Recently I have decided to stop tiptoeing around this fact and stare my little obsession in the eye. I am thinking of it as a small, fluffy dog. With a rather chipper bark. I am going to put it in my bag and carry it with me for a while.

I have also decided to talk about it in public. A little. I hate talking about my actual work, what I am working on, in public, so this is a big step. (We can talk about stuff I've completed all you want. I may not have anything particularly enlightening to say, though.) But this isn't talking about what I'm working on, this is talking about the background stuff that informs what I'm working on.

So! In that vein, let's take a brief look at women writers and suicide. Surely we must start with Vice Magazine. I cannot bring to your attention the original controversial fashion spread, since it's been taken down, but I can link you to Jezebel's reprint and discussion here.

And let's not neglect Terry Castle's astonishingly awful review in the New York Review of Books of a couple of Sylvia Plath biographies, here -- the one where Castle decides to slut-shame Plath and tut-tut her suicide. (The latter is a touchy subject with me, she said understatedly. Suicide is awful to be sure, but for the survivors' sakes, don't ever fucking do that.)

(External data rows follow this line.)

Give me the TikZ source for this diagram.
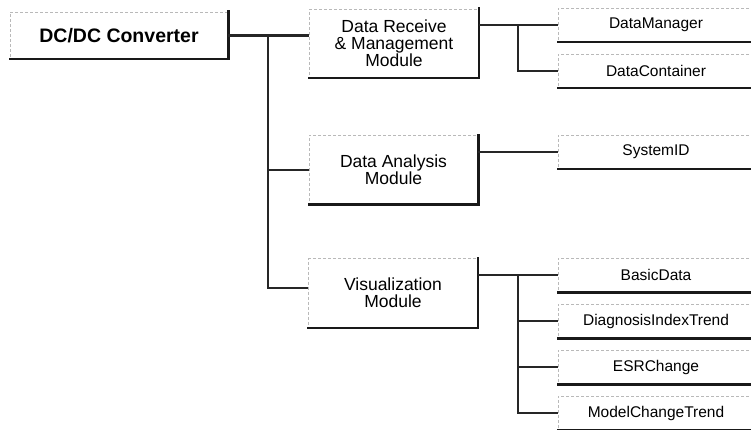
\documentclass[tikz,border=0pt]{standalone}
\usepackage{fontspec}
\setmainfont{Liberation Sans}
\usetikzlibrary{positioning}

\begin{document}
\begin{tikzpicture}[x=1pt,y=-1pt,on grid,node distance=46pt,
box/.style={draw=gray!55,dash pattern=on 3pt off 2pt,line width=0.5pt,
    inner sep=0pt,align=center,font=\fontsize{15.5}{17}\selectfont},
topbox/.style={box,minimum width=218pt,minimum height=47pt,
    font=\fontsize{19.5}{21}\selectfont\bfseries},
module/.style={box,minimum width=169pt,minimum height=69pt,
    font=\fontsize{17.5}{17}\selectfont},
leaf/.style={box,minimum width=196pt,minimum height=34pt},
link/.style={line width=2.5pt,black!85},
rim/.style={line width=2.5pt,black!90,line cap=rect}]

\useasboundingbox (0,0) rectangle (751,430);
\clip (0,0) rectangle (751,430);

\node[topbox](conv) at (119,35.5) {DC/DC Converter};
\node[module](recv) at (394,43.5) {Data Receive\\ \& Management\\ Module};
\node[module](ana) at (393.5,170) {Data Analysis\\ Module};
\node[module](vis) at (393,293) {Visualization\\ Module};
\node[leaf](mgr) at (656,25) {DataManager};
\node[leaf](cont) [below=of mgr] {DataContainer};
\node[leaf](sysid) at (656,152) {SystemID};
\node[leaf](basic) at (656,275) {BasicData};
\node[leaf](diag) [below=of basic] {DiagnosisIndexTrend};
\node[leaf](esr) [below=of diag] {ESRChange};
\node[leaf](model) [below=of esr] {ModelChangeTrend};

% heavy bottom and right sides
\foreach \n in {conv,recv,ana,vis,mgr,cont,sysid,basic,diag,esr,model}
  \draw[rim] (\n.south west) -- (\n.south east) -- (\n.north east);

\coordinate (trunk) at (268,0);
\coordinate (split1) at (518,0);
\coordinate (split2) at (518,0);

\draw[link] (conv.east) -- (recv.west |- conv.east);
\draw[link] (trunk |- conv.east) |- ([yshift=5pt]vis.west);
\draw[link] (trunk |- ana.west) -- (ana.west);

\draw[link] (recv.east |- mgr.west) -- (mgr.west);
\draw[link] (split1 |- mgr.west) |- (cont.west);

\draw[link] (ana.east |- sysid.west) -- (sysid.west);

\draw[link] (vis.east |- basic.west) -- (basic.west);
\draw[link] (split2 |- basic.west) |- (model.west);
\foreach \n in {diag,esr}
  \draw[link] (split2 |- \n.west) -- (\n.west);

\end{tikzpicture}
\end{document}
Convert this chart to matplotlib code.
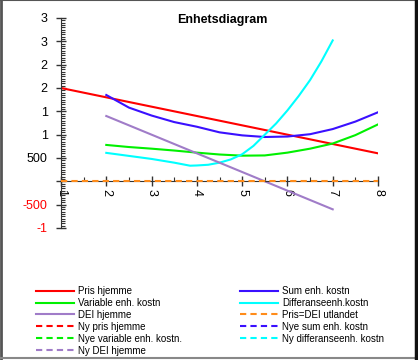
import matplotlib.pyplot as plt
from matplotlib.lines import Line2D
from matplotlib.ticker import MultipleLocator, FuncFormatter

plt.rcParams['font.family'] = ['Liberation Sans', 'DejaVu Sans']

# ---------------- data ----------------
x_pris = [1, 2, 3, 4, 5, 6, 7, 8]
pris_hjemme = [2000, 1800, 1600, 1400, 1200, 1000, 800, 600]

x_kost = [2, 2.5, 3, 3.5, 4, 4.5, 5, 5.5, 6, 6.5, 7, 7.5, 8]
sum_enh = [1850, 1580, 1410, 1270, 1170, 1050, 985, 950, 960, 1010, 1120, 1280, 1480]
var_enh = [780, 735, 700, 660, 615, 575, 550, 555, 615, 700, 810, 990, 1220]

x_diff = [2, 2.5, 3, 3.5, 3.85, 4, 4.25, 4.5, 4.75, 5, 5.25, 5.5, 5.75, 6, 6.25, 6.5, 6.75, 7]
diff_enh = [610, 545, 480, 400, 335, 340, 355, 400, 470, 580, 760, 1000, 1240, 1520, 1830, 2170, 2570, 3020]

x_dei = [2, 3, 4, 5, 6, 7]
dei_hjemme = [1400, 1000, 600, 200, -200, -600]

x_utl = [1, 8]
pris_utlandet = [0, 0]

RED = '#ff0000'
BLUE = '#3a10ff'
GREEN = '#00f000'
CYAN = '#00ffff'
PURPLE = '#a07cc8'
ORANGE = '#ff8c1a'

fig = plt.figure(figsize=(4.18, 3.6), dpi=100)
ax = fig.add_axes([61 / 418, 1 - 228 / 360, (378 - 61) / 418, (228 - 18) / 360])

h_pris, = ax.plot(x_pris, pris_hjemme, color=RED, lw=1.5, label='Pris hjemme')
h_sum, = ax.plot(x_kost, sum_enh, color=BLUE, lw=1.5, label='Sum enh. kostn')
h_var, = ax.plot(x_kost, var_enh, color=GREEN, lw=1.5, label='Variable enh. kostn')
h_diff, = ax.plot(x_diff, diff_enh, color=CYAN, lw=1.5, label='Differanseenh.kostn')
h_dei, = ax.plot(x_dei, dei_hjemme, color=PURPLE, lw=1.5, label='DEI hjemme')
h_utl, = ax.plot(x_utl, pris_utlandet, color=ORANGE, lw=1.5, ls='--', dashes=(3, 2),
                 label='Pris=DEI utlandet', zorder=4, clip_on=False)

# "new" series have no data in the chart, only legend entries
dashed = dict(lw=1.5, ls='--', dashes=(3, 2))
h_ny_pris = Line2D([], [], color=RED, label='Ny pris hjemme', **dashed)
h_ny_sum = Line2D([], [], color=BLUE, label='Nye sum enh. kostn', **dashed)
h_ny_var = Line2D([], [], color=GREEN, label='Nye variable enh. kostn.', **dashed)
h_ny_diff = Line2D([], [], color=CYAN, label='Ny differanseenh. kostn', **dashed)
h_ny_dei = Line2D([], [], color=PURPLE, label='Ny DEI hjemme', **dashed)

ax.set_xlim(1, 8)
ax.set_ylim(-1000, 3500)

ax.spines['top'].set_visible(False)
ax.spines['right'].set_visible(False)
ax.spines['bottom'].set_position(('data', 0))
ax.spines['left'].set_color('#333333')
ax.spines['bottom'].set_color('#333333')

ax.xaxis.set_major_locator(MultipleLocator(1))
ax.xaxis.set_minor_locator(MultipleLocator(0.5))
ax.yaxis.set_major_locator(MultipleLocator(500))
ax.yaxis.set_minor_locator(MultipleLocator(50))


def fmt_y(v, pos):
    if v == 0:
        return ''
    if abs(v) >= 1000:
        return str(int(v / 1000))
    return str(int(v))


ax.yaxis.set_major_formatter(FuncFormatter(fmt_y))
ax.tick_params(axis='both', which='major', direction='inout', length=7, width=1,
               color='#333333', labelsize=9)
ax.tick_params(axis='both', which='minor', direction='in', length=3, width=0.8,
               color='#333333')
ax.tick_params(axis='y', pad=6)
ax.tick_params(axis='x', pad=2)
for lab in ax.get_xticklabels():
    lab.set_rotation(270)
for lab, v in zip(ax.get_yticklabels(), ax.get_yticks()):
    if v < 0:
        lab.set_color(RED)
ax.set_facecolor('none')

fig.text(222 / 418, 1 - 20 / 360, 'Enhetsdiagram', ha='center', va='center',
         fontsize=9, fontweight='bold')

handles = [h_pris, h_var, h_dei, h_ny_pris, h_ny_var, h_ny_dei,
           h_sum, h_diff, h_utl, h_ny_sum, h_ny_diff]
fig.legend(handles=handles, labels=[h.get_label() for h in handles],
           ncol=2, loc='upper left', bbox_to_anchor=(36 / 418, 1 - 286 / 360),
           frameon=False, fontsize=7, handlelength=3.9, handletextpad=0.45,
           columnspacing=5.9, labelspacing=0.2, borderpad=0, borderaxespad=0)

# figure border
fig.add_artist(Line2D([0.002, 0.002], [0, 1], transform=fig.transFigure, color='#555555', lw=2))
fig.add_artist(Line2D([0, 1], [0.999, 0.999], transform=fig.transFigure, color='#555555', lw=1.5))
fig.add_artist(Line2D([0, 1], [1 - 357.5 / 360] * 2, transform=fig.transFigure, color='#888888', lw=1.5))
fig.add_artist(Line2D([416 / 418] * 2, [0, 1], transform=fig.transFigure, color='#111111', lw=2.5))

fig.savefig('out.png', dpi=100)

Here's another, more interesting one, an interview with Kevin Kanarek about his mother, Pamela Moore. I think the part I want to highlight here is this quote:

"For me, the VICE fashion spread exemplified (without exploring) the viewpoint that women writers—women writers who kill themselves—are somehow perpetually on display, or even on trial. They must answer for their art and their final act against the world and their husbands and children, born and unborn.

In that courtroom, Hemingway gets off without any jail time."

And now we are full circle for this post. More soon, I'm sure.